— Start —
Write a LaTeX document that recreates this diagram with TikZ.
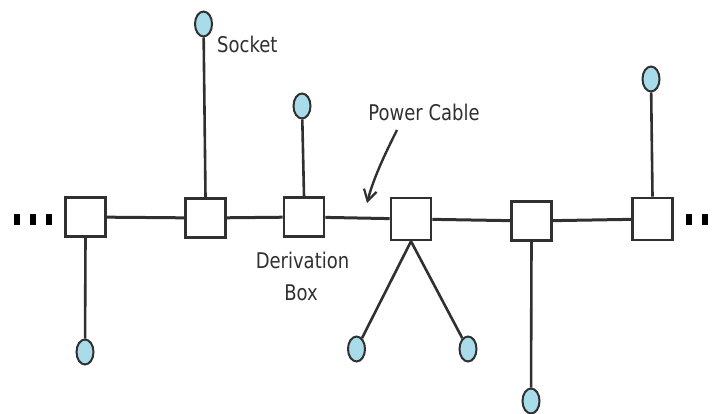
\documentclass[tikz,border=0pt]{standalone}
\usepackage{fontspec}
\setmainfont{DejaVu Sans}
\usetikzlibrary{arrows.meta,shapes.geometric}
\definecolor{cablec}{HTML}{303030}
\definecolor{sockfill}{HTML}{A8DCEA}
\definecolor{textc}{HTML}{303030}
\tikzset{
  dbox/.style={draw=cablec, line width=2.6pt, fill=white, minimum width=40pt, minimum height=39pt, inner sep=0pt},
  sock/.style={ellipse, draw=cablec, line width=2pt, fill=sockfill, minimum width=17pt, minimum height=25pt, inner sep=0pt},
  cable/.style={draw=cablec, line width=3pt},
  wire/.style={draw=cablec, line width=2.6pt},
  dotm/.style={fill=black, minimum width=6pt, minimum height=11pt, inner sep=0pt},
  lbl/.style={text=textc, font=\fontsize{18}{21}\selectfont, inner sep=0pt, anchor=base},
}
\newcommand{\tallt}[1]{\scalebox{1}[1.2]{#1}}
\begin{document}
\begin{tikzpicture}[x=1pt,y=-1pt]
\useasboundingbox (0,0) rectangle (714,414);
\begin{scope}
\clip (0,0) rectangle (714,414);
% boxes
\node[dbox] (b1) at (85.5,217) {};
\node[dbox] (b2) at (205.5,218) {};
\node[dbox] (b3) at (304,217) {};
\node[dbox, minimum height=42pt] (b4) at (411,219) {};
\node[dbox] (b5) at (531.5,221) {};
\node[dbox, minimum height=42pt] (b6) at (652.5,219) {};
% dots
\node[dotm] (d1) at (16.5,219) {};
\node[dotm] (d2) at (32.5,219) {};
\node[dotm] (d3) at (48.5,219) {};
\node[dotm] (d4) at (688.5,219) {};
\node[dotm] (d5) at (704.5,219) {};
\node[dotm] (d6) at (720.5,219) {};
% sockets
\node[sock] (s1) at (85,352) {};
\node[sock] (s2) at (203.5,24) {};
\node[sock] (s3) at (302,106) {};
\node[sock] (s4) at (356.5,349) {};
\node[sock] (s5) at (468,349) {};
\node[sock] (s6) at (531,401) {};
\node[sock] (s7) at (651,79) {};
% cable
\draw[cable] (b1) -- (b2);
\draw[cable] (b2) -- (b3);
\draw[cable] (b3) -- (b4);
\draw[cable] (b4) -- (b5);
\draw[cable] (b5) -- (b6);
% wires
\draw[wire] (b1.south) -- (s1);
\draw[wire] (b2.north) -- (s2);
\draw[wire] (b3.north) -- (s3);
\draw[wire] (b4.south) -- (s4);
\draw[wire] (b4.south) -- (s5);
\draw[wire] (b5.south) -- (s6);
\draw[wire] (b6.north) -- (s7);
% re-draw nodes on top
\node[dbox] at (b1) {};
\node[dbox] at (b2) {};
\node[dbox] at (b3) {};
\node[dbox, minimum height=42pt] at (b4) {};
\node[dbox] at (b5) {};
\node[dbox, minimum height=42pt] at (b6) {};
\end{scope}
% labels
\node[lbl, anchor=base west] (lsock) at (217,53) {\tallt{Socket}};
\node[lbl] (lpc) at (424,121) {\tallt{Power Cable}};
\node[lbl] (lder) at (302.5,268) {\tallt{Derivation}};
\node[lbl] (lbox) at (301,300) {\tallt{Box}};
\coordinate (atip) at (367,203);
\draw[cablec, line width=2.4pt, -{Straight Barb[length=11pt,width=13pt,line width=2.2pt]}] (397,130) .. controls (388,148) and (374,176) .. (atip);
\end{tikzpicture}
\end{document}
— End —
§ YOUR GOAL:
Omitting all images, print the listing exactly.

§ SOLUTION TO THE EXERCISE:
Write a LaTeX document that recreates this diagram with TikZ.
\documentclass[tikz,border=0pt]{standalone}
\usepackage{fontspec}
\setmainfont{DejaVu Sans}
\usetikzlibrary{arrows.meta,shapes.geometric}
\definecolor{cablec}{HTML}{303030}
\definecolor{sockfill}{HTML}{A8DCEA}
\definecolor{textc}{HTML}{303030}
\tikzset{
  dbox/.style={draw=cablec, line width=2.6pt, fill=white, minimum width=40pt, minimum height=39pt, inner sep=0pt},
  sock/.style={ellipse, draw=cablec, line width=2pt, fill=sockfill, minimum width=17pt, minimum height=25pt, inner sep=0pt},
  cable/.style={draw=cablec, line width=3pt},
  wire/.style={draw=cablec, line width=2.6pt},
  dotm/.style={fill=black, minimum width=6pt, minimum height=11pt, inner sep=0pt},
  lbl/.style={text=textc, font=\fontsize{18}{21}\selectfont, inner sep=0pt, anchor=base},
}
\newcommand{\tallt}[1]{\scalebox{1}[1.2]{#1}}
\begin{document}
\begin{tikzpicture}[x=1pt,y=-1pt]
\useasboundingbox (0,0) rectangle (714,414);
\begin{scope}
\clip (0,0) rectangle (714,414);
% boxes
\node[dbox] (b1) at (85.5,217) {};
\node[dbox] (b2) at (205.5,218) {};
\node[dbox] (b3) at (304,217) {};
\node[dbox, minimum height=42pt] (b4) at (411,219) {};
\node[dbox] (b5) at (531.5,221) {};
\node[dbox, minimum height=42pt] (b6) at (652.5,219) {};
% dots
\node[dotm] (d1) at (16.5,219) {};
\node[dotm] (d2) at (32.5,219) {};
\node[dotm] (d3) at (48.5,219) {};
\node[dotm] (d4) at (688.5,219) {};
\node[dotm] (d5) at (704.5,219) {};
\node[dotm] (d6) at (720.5,219) {};
% sockets
\node[sock] (s1) at (85,352) {};
\node[sock] (s2) at (203.5,24) {};
\node[sock] (s3) at (302,106) {};
\node[sock] (s4) at (356.5,349) {};
\node[sock] (s5) at (468,349) {};
\node[sock] (s6) at (531,401) {};
\node[sock] (s7) at (651,79) {};
% cable
\draw[cable] (b1) -- (b2);
\draw[cable] (b2) -- (b3);
\draw[cable] (b3) -- (b4);
\draw[cable] (b4) -- (b5);
\draw[cable] (b5) -- (b6);
% wires
\draw[wire] (b1.south) -- (s1);
\draw[wire] (b2.north) -- (s2);
\draw[wire] (b3.north) -- (s3);
\draw[wire] (b4.south) -- (s4);
\draw[wire] (b4.south) -- (s5);
\draw[wire] (b5.south) -- (s6);
\draw[wire] (b6.north) -- (s7);
% re-draw nodes on top
\node[dbox] at (b1) {};
\node[dbox] at (b2) {};
\node[dbox] at (b3) {};
\node[dbox, minimum height=42pt] at (b4) {};
\node[dbox] at (b5) {};
\node[dbox, minimum height=42pt] at (b6) {};
\end{scope}
% labels
\node[lbl, anchor=base west] (lsock) at (217,53) {\tallt{Socket}};
\node[lbl] (lpc) at (424,121) {\tallt{Power Cable}};
\node[lbl] (lder) at (302.5,268) {\tallt{Derivation}};
\node[lbl] (lbox) at (301,300) {\tallt{Box}};
\coordinate (atip) at (367,203);
\draw[cablec, line width=2.4pt, -{Straight Barb[length=11pt,width=13pt,line width=2.2pt]}] (397,130) .. controls (388,148) and (374,176) .. (atip);
\end{tikzpicture}
\end{document}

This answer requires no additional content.